Google has set out that it considers the benefits that it gains from news in Australia to be quite small: Google does not run ads on Google News, so arguably the direct benefit could be thought to be zero. There may be indirect benefits, but again Google suggests these are small: the firm estimates that it received around AU$10m of revenue from clicks on ads of news-related queries; however, news-related queries make up only around 1% of search queries fielded by the firm.10
The media company Nine—owner of titles such as the Sydney Morning Herald—has annual costs of around AU$450m in its digital and publishing division. How much of these costs one might seek to allocate to an access fee might, for example, be determined by the volume of traffic on platform news feeds relative to traffic on the media companies websites as part of a cost-orientated benchmarking analysis.11
Data access price—a vital piece of the puzzle
There is momentum behind the idea that digital firms should provide access to some of their data in certain circumstances. There remains much to debate about when such access should be granted, precisely which data access will be provided, and the associated technical challenges of making data access a reality.
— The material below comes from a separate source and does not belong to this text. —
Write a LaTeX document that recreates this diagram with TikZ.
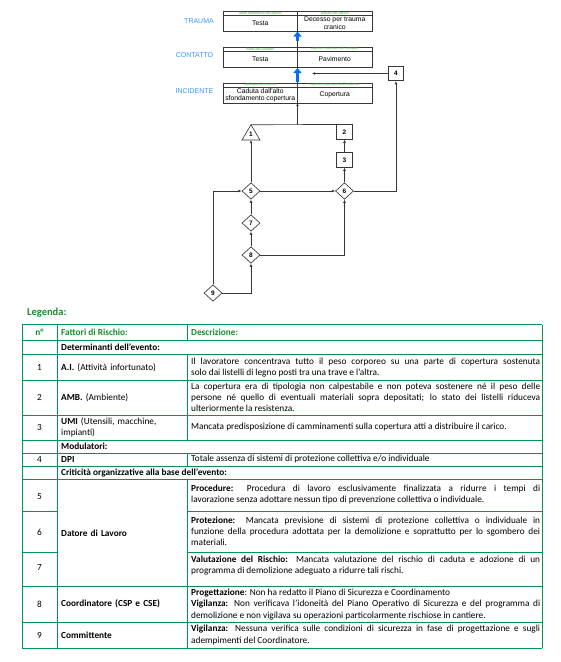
\documentclass[tikz,border=0pt]{standalone}
\usepackage{fontspec}
\setmainfont{Carlito}
\newfontfamily\arialf{Liberation Sans}
\usetikzlibrary{arrows.meta,shapes.geometric}
\definecolor{tgreen}{RGB}{0,150,80}
\definecolor{lgreen}{RGB}{20,140,40}
\definecolor{hgreen}{RGB}{60,180,60}
\definecolor{hblue}{RGB}{51,153,255}
\definecolor{ablue}{RGB}{0,112,240}
\definecolor{dgray}{RGB}{55,55,55}
\newcommand\tabf{\fontsize{9.3}{11.2}\selectfont}
\begin{document}
\begin{tikzpicture}[x=1pt,y=-1pt]
\tikzset{
 tline/.style={draw=tgreen, line width=0.9pt},
 dline/.style={draw=dgray, line width=0.65pt},
 conn/.style={draw=dgray, line width=0.65pt, -{Latex[length=3.2pt,width=2.8pt]}},
 bluearr/.style={draw=ablue, line width=3pt, -{Triangle[length=5pt,width=8pt]}},
 dbox/.style={draw=dgray, line width=0.65pt, minimum width=15.5pt, minimum height=14.5pt, inner sep=0pt, font=\arialf\bfseries\fontsize{6.5}{7}\selectfont},
 ddia/.style={diamond, draw=dgray, line width=0.65pt, minimum width=18pt, minimum height=16.5pt, inner sep=0pt, font=\arialf\bfseries\fontsize{6.5}{7}\selectfont},
 trilab/.style={inner sep=0pt, font=\arialf\bfseries\fontsize{6.5}{7}\selectfont},
 hlab/.style={font=\arialf\fontsize{3.6}{4}\selectfont, text=hgreen, inner sep=0pt},
 btxt/.style={font=\arialf\fontsize{6.8}{7.4}\selectfont, align=center, inner sep=0pt},
 side/.style={font=\arialf\fontsize{7}{8}\selectfont, text=hblue, inner sep=0pt},
 desc/.style={font=\tabf, text width=349pt, align=justify, inner sep=0pt, anchor=west},
 descn/.style={font=\tabf, text width=349pt, align=justify, inner sep=0pt, anchor=north west},
 fat/.style={font=\tabf, text width=124pt, align=left, inner sep=0pt, anchor=west},
 num/.style={font=\tabf, inner sep=0pt},
 hdr/.style={font=\tabf\bfseries, text=lgreen, inner sep=0pt},
 sect/.style={font=\tabf\bfseries, anchor=west, inner sep=0pt},
}
\path[use as bounding box] (0,0) rectangle (561,662);

% ---------- top diagram: tables ----------
\draw[dline] (223,11) rectangle (372,31);
\draw[dline] (223,15) -- (372,15);
\draw[dline] (223,47) rectangle (372,67);
\draw[dline] (223,51) -- (372,51);
\draw[dline] (223,83) rectangle (372,103);
\draw[dline] (223,87) -- (372,87);
\draw[dline] (297.5,11) -- (297.5,103);

\node[side] (lt) at (199,21) {TRAUMA};
\node[side] (lc) at (194.5,55.5) {CONTATTO};
\node[side] (li) at (194.5,91) {INCIDENTE};

\node[hlab] (h1a) at (260.25,13) {Sede anatomica del danno};
\node[hlab] (h1b) at (334.75,13) {Natura del danno};
\node[btxt] (b1a) at (260.25,23) {Testa};
\node[btxt] (b1b) at (334.75,23) {Decesso per trauma\\cranico};

\node[hlab] (h2a) at (260.25,49) {Sede del contatto};
\node[hlab] (h2b) at (334.75,49) {Agente materiale del contatto};
\node[btxt] (b2a) at (260.25,59) {Testa};
\node[btxt] (b2b) at (334.75,59) {Pavimento};

\node[hlab] (h3a) at (260.25,85) {Tipologia di incidente};
\node[hlab] (h3b) at (334.75,85) {Agente materiale dell'incidente};
\node[btxt] (b3a) at (260.25,95) {Caduta dall'alto\\sfondamento copertura};
\node[btxt] (b3b) at (334.75,95) {Copertura};

\coordinate (trb) at (297.5,31.5);
\coordinate (cot) at (297.5,40.5);
\coordinate (cob) at (297.5,68);
\coordinate (inct) at (297.5,81.5);
\draw[bluearr] (cot) -- (trb);
\draw[bluearr] (inct) -- (cob);

% ---------- top diagram: nodes ----------
\coordinate (incb) at (297.5,103);
\coordinate (jn) at (297.5,124.75);
\coordinate (t1a) at (251,124.75);
\coordinate (t1b) at (251,140);
\draw[dline] (242,140) -- (t1a) -- (260,140) -- cycle;
\node[trilab] (n1) at (251,134.5) {1};
\node[dbox] (n2) at (344.5,132) {2};
\node[dbox] (n3) at (344.5,160) {3};
\node[dbox] (n4) at (396,73.5) {4};
\node[ddia] (n5) at (251,191) {5};
\node[ddia] (n6) at (344.5,191) {6};
\node[ddia] (n7) at (251,223) {7};
\node[ddia] (n8) at (251,255) {8};
\node[ddia] (n9) at (213,293) {9};
\coordinate (c4e) at (312,73.5);

\draw[dline] (t1a) -- (n2.north);
\draw[conn] (jn) -- (incb);
\draw[conn] (n5.north) -- (t1b);
\draw[conn] (n5.east) -- (n6.west);
\draw[conn] (n6.north) -- (n3.south);
\draw[conn] (n3.north) -- (n2.south);
\draw[conn] (n6.east) -| (n4.south);
\draw[conn] (n4.west) -- (c4e);
\draw[conn] (n7.north) -- (n5.south);
\draw[conn] (n8.north) -- (n7.south);
\draw[conn] (n8.east) -| (n6.south);
\draw[conn] (n9.north) |- (n5.west);
\draw[conn] (n9.east) -| (n8.south);

% ---------- legend ----------
\node[font=\fontsize{10.5}{12}\selectfont\bfseries, text=lgreen, anchor=west, inner sep=0pt] (leg) at (27,312.5) {Legenda:};

% horizontal lines
\foreach \yy in {324.5,340,354.5,380,415,440,453,466,479,586,622,648} {
  \draw[tline] (22,\yy) -- (542,\yy);
}
\foreach \yy in {511,552} {
  \draw[tline] (22,\yy) -- (57,\yy);
  \draw[tline] (187,\yy) -- (542,\yy);
}
% vertical lines
\draw[tline] (22,324.5) -- (22,648);
\draw[tline] (542,324.5) -- (542,648);
\draw[tline] (57,324.5) -- (57,648);
\draw[tline] (187,324.5) -- (187,340);
\draw[tline] (187,354.5) -- (187,440);
\draw[tline] (187,453) -- (187,466);
\draw[tline] (187,479) -- (187,648);

% header
\node[hdr] (hn) at (39.5,332.3) {n°};
\node[hdr, anchor=west] (hf) at (61,332.3) {Fattori di Rischio:};
\node[hdr, anchor=west] (hd) at (191,332.3) {Descrizione:};

\node[sect] (sdet) at (61,347.3) {Determinanti dell’evento:};
\node[sect] (smod) at (61,446.5) {Modulatori:};
\node[sect] (scri) at (61,472.5) {Criticità organizzative alla base dell’evento:};

% numbers
\node[num] (r1) at (39.5,367.3) {1};
\node[num] (r2) at (39.5,397.5) {2};
\node[num] (r3) at (39.5,427.5) {3};
\node[num] (r4) at (39.5,459.5) {4};
\node[num] (r5) at (39.5,497) {5};
\node[num] (r6) at (39.5,532) {6};
\node[num] (r7) at (39.5,568) {7};
\node[num] (r8) at (39.5,604) {8};
\node[num] (r9) at (39.5,635.5) {9};

% factors
\node[fat] (f1) at (61,367.3) {\textbf{A.I.} (Attività infortunato)};
\node[fat] (f2) at (61,397.5) {\textbf{AMB.} (Ambiente)};
\node[fat] (f3) at (61,427.5) {\textbf{UMI} (Utensili, macchine,\\ impianti)};
\node[fat] (f4) at (61,459.5) {\textbf{DPI}};
\node[fat] (f5) at (61,533) {\textbf{Datore di Lavoro}};
\node[fat] (f8) at (61,604) {\textbf{Coordinatore (CSP e CSE)}};
\node[fat] (f9) at (61,635.5) {\textbf{Committente}};

% descriptions
\node[desc] (d1) at (191,367.3) {Il lavoratore concentrava tutto il peso corporeo su una parte di copertura sostenuta\linebreak solo dai listelli di legno posti tra una trave e l’altra.};
\node[desc] (d2) at (191,397.5) {La copertura era di tipologia non calpestabile e non poteva sostenere né il peso delle\linebreak persone né quello di eventuali materiali sopra depositati; lo stato dei listelli riduceva\linebreak ulteriormente la resistenza.};
\node[desc] (d3) at (191,427.5) {Mancata predisposizione di camminamenti sulla copertura atti a distribuire il carico.};
\node[desc] (d4) at (191,459.5) {Totale assenza di sistemi di protezione collettiva e/o individuale};
\node[desc] (d5) at (191,494.5) {\textbf{Procedure:} Procedura di lavoro esclusivamente finalizzata a ridurre i tempi di\linebreak lavorazione senza adottare nessun tipo di prevenzione collettiva o individuale.};
\node[desc] (d6) at (191,531.5) {\textbf{Protezione:} Mancata previsione di sistemi di protezione collettiva o individuale in\linebreak funzione della procedura adottata per la demolizione e soprattutto per lo sgombero dei\linebreak materiali.};
\node[descn] (d7) at (191,556) {\textbf{Valutazione del Rischio:} Mancata valutazione del rischio di caduta e adozione di un\linebreak programma di demolizione adeguato a ridurre tali rischi.};
\node[desc] (d8) at (191,604.5) {\textbf{Progettazione}: Non ha redatto il Piano di Sicurezza e Coordinamento\par \textbf{Vigilanza:} Non verificava l’idoneità del Piano Operativo di Sicurezza e del programma di\linebreak demolizione e non vigilava su operazioni particolarmente rischiose in cantiere.};
\node[desc] (d9) at (191,635) {\textbf{Vigilanza:} Nessuna verifica sulle condizioni di sicurezza in fase di progettazione e sugli\linebreak adempimenti del Coordinatore.};
\end{tikzpicture}
\end{document}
An important matter that must be addressed concerns the price that should be paid for the access—historically and in other sectors, access prices are not zero. It seems likely that any access price will be related in some way to the value of the data being accessed (more valuable data will therefore command a higher access price) and to the policy objective being pursued by the access obligation. Economic tools that analyse the cost of creating and making the data available, and the benefits derived from it, provide critical insight into this question.